Safety Approval For China’s First Gene-edited Crop

China has approved the safety of a gene-edited soybean in a significant boost to food production.

Key Facts About the Soybean

  • Developed by privately owned Shandong Shunfeng Biotechnology Co., Ltd, the soybean has two modified genes which raise the level of healthy fat oleic acid in the plant.
  • Although the name of the soybean has not been provided, the safety certificate has been approved for five years from April 21.

Gene Editing Vs Genetic Modification

Gene editing is distinct from genetic modification because it modifies existing genes instead of introducing foreign genes into a plant. This technology is thought to be less hazardous than genetically modified organisms (GMOs) and is subjected to less regulation in certain countries, such as China, which established regulations on gene editing in 2020.
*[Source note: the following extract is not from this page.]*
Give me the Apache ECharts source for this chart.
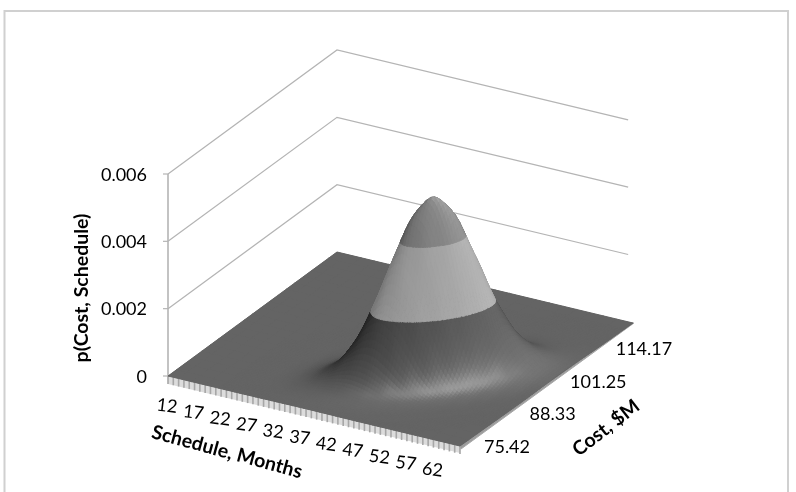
<!DOCTYPE html>
<html>
<head>
<meta charset="utf-8">
<style>html,body{margin:0;padding:0;background:#fff}#chart{width:796px;height:492px}</style>
<script src="https://cdn.jsdelivr.net/npm/echarts@6/dist/echarts.min.js"></script>
</head>
<body>
<div id="chart"></div>
<script>
// Joint density of cost and schedule, in millionths, one row per cost step.
var scheduleMonths = [12,14,16.5,19,21.5,24,26.5,29,31.5,34,36.5,39,41.5,44,46.5,49,51.5,54,56.5,59,61.5,64,67];
var costMillions = [75.42,77.87,80.32,82.76,85.21,87.66,90.11,92.55,95,97.45,99.9,102.34,104.79,107.24,109.69,112.13,114.58,117.03,119.48,121.92,124.37];
var densityMicro = [
  [0,0,0,0,0,0,1,2,5,7,9,8,6,3,1,0,0,0,0,0,0,0,0],
  [0,0,0,0,0,0,2,5,14,26,37,40,33,21,10,4,1,0,0,0,0,0,0],
  [0,0,0,0,0,0,3,10,29,66,111,142,138,102,57,24,8,2,0,0,0,0,0],
  [0,0,0,0,0,0,3,14,48,126,251,379,435,379,251,126,48,14,3,0,0,0,0],
  [0,0,0,0,0,0,3,14,58,178,420,750,1015,1044,814,482,217,74,19,4,0,0,0],
  [0,0,0,0,0,0,2,11,51,188,522,1099,1756,2130,1961,1370,726,292,89,21,4,0,0],
  [0,0,0,0,0,0,1,6,34,147,480,1195,2255,3228,3506,2891,1809,859,309,85,18,3,0],
  [0,0,0,0,0,0,0,2,17,85,329,966,2147,3627,4648,4522,3339,1868,794,257,63,11,2],
  [0,0,0,0,0,0,0,1,6,37,167,578,1518,3024,4574,5250,4574,3024,1518,578,167,37,6],
  [0,0,0,0,0,0,0,0,2,11,63,257,794,1868,3339,4522,4648,3627,2147,966,329,85,17],
  [0,0,0,0,0,0,0,0,0,3,18,85,309,859,1809,2891,3506,3228,2255,1195,480,147,34],
  [0,0,0,0,0,0,0,0,0,0,4,21,89,292,726,1370,1961,2130,1756,1099,522,188,51],
  [0,0,0,0,0,0,0,0,0,0,0,4,19,74,217,482,814,1044,1015,750,420,178,58],
  [0,0,0,0,0,0,0,0,0,0,0,0,3,14,48,126,251,379,435,379,251,126,48],
  [0,0,0,0,0,0,0,0,0,0,0,0,0,2,8,24,57,102,138,142,111,66,29],
  [0,0,0,0,0,0,0,0,0,0,0,0,0,0,0,4,10,21,33,40,37,26,14],
  [0,0,0,0,0,0,0,0,0,0,0,0,0,0,0,0,1,3,6,8,9,7,5],
  [0,0,0,0,0,0,0,0,0,0,0,0,0,0,0,0,0,0,0,1,2,2,1],
  [0,0,0,0,0,0,0,0,0,0,0,0,0,0,0,0,0,0,0,0,0,0,0],
  [0,0,0,0,0,0,0,0,0,0,0,0,0,0,0,0,0,0,0,0,0,0,0],
  [0,0,0,0,0,0,0,0,0,0,0,0,0,0,0,0,0,0,0,0,0,0,0]
];
var scheduleLabels = [12,17,22,27,32,37,42,47,52,57,62];
var costLabels = [75.42,88.33,101.25,114.17];
var valueLabels = ['0','0.002','0.004','0.006'];
var valueTicks = [0,2000,4000,6000];

// Floor of the 3D box on the page: front-left, front-right, back-right, back-left.
var FLOOR = {a:[168,376], b:[460,446], c:[633,323], d:[337,252]};
var Z_PX = 202/6000;
var FONT = 'Lato, "Open Sans", sans-serif';
var sRange = [scheduleMonths[0], scheduleMonths[scheduleMonths.length-1]];
var cRange = [costMillions[0], costMillions[costMillions.length-1]];
var map = echarts.number.linearMap;

function project(s, c, micro) {
  var u = map(s, sRange, [0,1]), v = map(c, cRange, [0,1]);
  var f = FLOOR, out = [];
  for (var i = 0; i < 2; i++) {
    out[i] = f.a[i] + u*(f.b[i]-f.a[i]) + v*(f.d[i]-f.a[i]) + u*v*(f.c[i]-f.d[i]-f.b[i]+f.a[i]);
  }
  out[1] -= micro*Z_PX;
  return out;
}

// Smooth surface lookup between table nodes, the same way a smoothed line runs through its points.
function cr(p0,p1,p2,p3,t){
  return 0.5*((2*p1)+(-p0+p2)*t+(2*p0-5*p1+4*p2-p3)*t*t+(-p0+3*p1-3*p2+p3)*t*t*t);
}
function node(k,m){
  k = Math.max(0,Math.min(scheduleMonths.length-1,k));
  m = Math.max(0,Math.min(costMillions.length-1,m));
  return densityMicro[m][k];
}
function height(x,y){
  var k = Math.min(Math.floor(x),scheduleMonths.length-2), m = Math.min(Math.floor(y),costMillions.length-2);
  var tx = x-k, ty = y-m, col = [];
  for (var j=-1;j<=2;j++){
    col.push(cr(node(k-1,m+j),node(k,m+j),node(k+1,m+j),node(k+2,m+j),tx));
  }
  return Math.max(0,cr(col[0],col[1],col[2],col[3],ty));
}

// Gray level of a patch from its slope and the band it belongs to.
var LIGHT = [0.6,-0.1,0.8];
var GLINT = [0.5,-0.6,0.62];
var STEP_S = 13.6, STEP_C = 10.7;
function gray(x,y,band){
  var e = 0.3;
  var hx = Math.max(0,x-e), hX = Math.min(scheduleMonths.length-1,x+e);
  var hy = Math.max(0,y-e), hY = Math.min(costMillions.length-1,y+e);
  var dx = (height(hX,y)-height(hx,y))*Z_PX/((hX-hx)*STEP_S);
  var dy = (height(x,hY)-height(x,hy))*Z_PX/((hY-hy)*STEP_C);
  var len = Math.sqrt(dx*dx+dy*dy+1);
  var n = [-dx/len,-dy/len,1/len];
  var d = Math.max(0,n[0]*LIGHT[0]+n[1]*LIGHT[1]+n[2]*LIGHT[2]);
  var g = Math.max(0,n[0]*GLINT[0]+n[1]*GLINT[1]+n[2]*GLINT[2]);
  var v;
  if (band === 0) v = 38+78*d+52*Math.pow(g,24);
  else if (band === 1) v = 122+72*d;
  else v = 88+75*d;
  v = Math.round(Math.min(255,v));
  return 'rgb('+v+','+v+','+v+')';
}

// Cut a patch (x,y,z corners) to the part between two heights.
function clip(poly,level,keepAbove){
  var out = [];
  for (var i=0;i<poly.length;i++){
    var a = poly[i], b = poly[(i+1)%poly.length];
    var ia = keepAbove ? a[2]>=level : a[2]<=level;
    var ib = keepAbove ? b[2]>=level : b[2]<=level;
    if (ia) out.push(a);
    if (ia!==ib){
      var t = (level-a[2])/(b[2]-a[2]);
      out.push([a[0]+t*(b[0]-a[0]),a[1]+t*(b[1]-a[1]),level]);
    }
  }
  return out;
}
function sAt(x){ var k=Math.min(Math.floor(x),scheduleMonths.length-2); return scheduleMonths[k]+(x-k)*(scheduleMonths[k+1]-scheduleMonths[k]); }
function cAt(y){ var m=Math.min(Math.floor(y),costMillions.length-2); return costMillions[m]+(y-m)*(costMillions[m+1]-costMillions[m]); }

function renderCell(params, api){
  var k = api.value(0), m = api.value(1), flat = true;
  for (var a=-1;a<=2;a++) for (var b=-1;b<=2;b++) if (node(k+a,m+b)>0) flat=false;
  var n = flat ? 1 : 5, kids = [];
  for (var j=n-1;j>=0;j--){
    for (var i=0;i<n;i++){
      var x0=k+i/n, x1=k+(i+1)/n, y0=m+j/n, y1=m+(j+1)/n;
      var quad = [[x0,y0,height(x0,y0)],[x1,y0,height(x1,y0)],[x1,y1,height(x1,y1)],[x0,y1,height(x0,y1)]];
      var edges = [[-1,2000],[2000,4000],[4000,1e9]];
      for (var q=0;q<3;q++){
        var poly = clip(clip(quad,edges[q][0],true),edges[q][1],false);
        if (poly.length<3) continue;
        var color = gray((x0+x1)/2,(y0+y1)/2,q);
        var pts = poly.map(function(p){
          return api.coord(project(sAt(p[0]),cAt(p[1]),p[2]));
        });
        kids.push({type:'polygon',shape:{points:pts},style:{fill:color,stroke:color,lineWidth:1}});
      }
    }
  }
  return {type:'group',children:kids};
}

// Back-to-front drawing order for the surface patches.
var cells = [];
for (var m=costMillions.length-2;m>=0;m--) for (var k=0;k<scheduleMonths.length-1;k++) cells.push([k,m]);

var WALL_END = 66.1;
var LINE = '#b4b4b4';
function renderWall(params, api){
  var z = api.value(0);
  var pts = [project(sRange[0],cRange[0],z),project(sRange[0],cRange[1],z),project(WALL_END,cRange[1],z)].map(api.coord);
  var kids = [];
  if (z>0) kids.push({type:'polyline',shape:{points:pts},style:{fill:null,stroke:LINE,lineWidth:1.2}});
  var t = pts[0];
  kids.push({type:'line',shape:{x1:t[0]-5,y1:t[1],x2:t[0],y2:t[1]},style:{stroke:LINE,lineWidth:1.2}});
  kids.push({type:'text',style:{text:valueLabels[params.dataIndex],x:t[0]-21,y:t[1]+1,align:'right',verticalAlign:'middle',fill:'#000',font:'18px '+FONT}});
  return {type:'group',children:kids};
}
function renderValueAxis(params, api){
  var lo = api.coord(project(sRange[0],cRange[0],valueTicks[0]));
  var hi = api.coord(project(sRange[0],cRange[0],valueTicks[valueTicks.length-1]));
  return {type:'line',shape:{x1:lo[0],y1:lo[1],x2:hi[0],y2:hi[1]},style:{stroke:LINE,lineWidth:1.6}};
}

function renderScheduleTick(params, api){
  var p = api.coord(project(api.value(0),cRange[0],0));
  return {type:'line',shape:{x1:p[0],y1:p[1],x2:p[0],y2:p[1]+8},style:{stroke:'#a6a6a6',lineWidth:1.6}};
}
var tickMonths = [];
for (var t=sRange[0];t<=sRange[1];t++) tickMonths.push(t);

function renderEdges(params, api){
  var a = api.coord(project(sRange[0],cRange[0],0)), b = api.coord(project(sRange[1],cRange[0],0)),
      c = api.coord(project(sRange[1],cRange[1],0)), d = api.coord(project(sRange[0],cRange[1],0));
  return {type:'group',children:[
    {type:'polygon',shape:{points:[a,b,[b[0],b[1]+7],[a[0],a[1]+8]]},style:{fill:'#dcdcdc'}},
    {type:'polygon',shape:{points:[b,c,[c[0]+1,c[1]],[b[0]+1,b[1]+3]]},style:{fill:'#9c9c9c',stroke:'#a8a8a8',lineWidth:1}},
    {type:'polygon',shape:{points:[a,b,c,d]},style:{fill:'#666'}}
  ]};
}

function renderScheduleLabel(params, api){
  var p = api.coord(project(api.value(0),cRange[0],0));
  return {type:'text',rotation:-0.12,x:p[0]-1,y:p[1]+30,style:{text:String(scheduleLabels[params.dataIndex]),align:'center',verticalAlign:'middle',fill:'#000',font:'18px '+FONT}};
}
function renderCostLabel(params, api){
  var p = api.coord(project(sRange[1],api.value(0),0));
  return {type:'text',x:p[0]+47,y:p[1]+1,style:{text:costLabels[params.dataIndex].toFixed(2),align:'center',verticalAlign:'middle',fill:'#000',font:'18px '+FONT}};
}

var titleStyle = {align:'center',verticalAlign:'middle',fill:'#000',font:'bold 19.5px '+FONT};

var chart = echarts.init(document.getElementById('chart'),null,{renderer:'canvas'});
function customSeries(data,renderItem,z){
  return {type:'custom',coordinateSystem:'cartesian2d',data:data,renderItem:renderItem,silent:true,clip:false,animation:false,progressive:0,z:z};
}
chart.setOption({
  animation:false,
  backgroundColor:'#fff',
  grid:{left:0,top:0,right:0,bottom:0},
  xAxis:{type:'value',min:0,max:796,show:false},
  yAxis:{type:'value',min:0,max:492,inverse:true,show:false},
  graphic:[
    {type:'polyline',shape:{points:[[4.5,500],[4.5,11],[788,11],[788,500]]},style:{fill:null,stroke:'#d0d0d0',lineWidth:2},silent:true},
    {type:'text',x:227,y:452,rotation:-0.265,style:Object.assign({text:'Schedule, Months'},titleStyle),silent:true},
    {type:'text',x:606,y:428,rotation:0.66,style:Object.assign({text:'Cost, $M'},titleStyle),silent:true},
    {type:'text',x:82,y:288,rotation:Math.PI/2,style:Object.assign({text:'p(Cost, Schedule)'},titleStyle),silent:true}
  ],
  series:[
    customSeries(valueTicks.map(function(v){return [v];}),renderWall,1),
    customSeries([[0]],renderValueAxis,1),
    customSeries([[0]],renderEdges,2),
    customSeries(tickMonths.map(function(v){return [v];}),renderScheduleTick,3),
    customSeries(cells,renderCell,4),
    customSeries(scheduleLabels.map(function(v){return [v];}),renderScheduleLabel,5),
    customSeries(costLabels.map(function(v){return [v];}),renderCostLabel,5)
  ]
});
</script>
</body>
</html>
Commercialisation of Gene-Edited Crops

Shunfeng Biotechnology Co., Ltd claims to be the first firm in China aiming to sell gene-edited crops. The company is researching about 20 other crops that have been gene-edited, including rice, wheat, and corn with higher yield, herbicide-resistant rice and soybeans, and lettuce with high vitamin C content. In 2019, Calyxt, a United States-based company, developed a high oleic soybean, which was the first gene-edited food approved by the U.S.

Other Countries

In addition to the United States, Japan has granted approval for gene-edited foods such as tomatoes with improved nutritional value and fish that grows at a faster rate.

Future Prospects

Due to fewer regulatory steps involved, it is expected that gene-edited crops will reach the market faster than GMO crops. China’s approval of a gene-edited soybean comes at a time when the country is facing increasing concerns over feeding its 1.4 billion people due to trade tensions, erratic weather, and war in Ukraine, a major grain exporter. Additionally, China’s growing middle class is facing a surge in diet-related diseases. While China is also promoting GMO crops, it is worth noting that large-scale trials of GM corn have begun this year.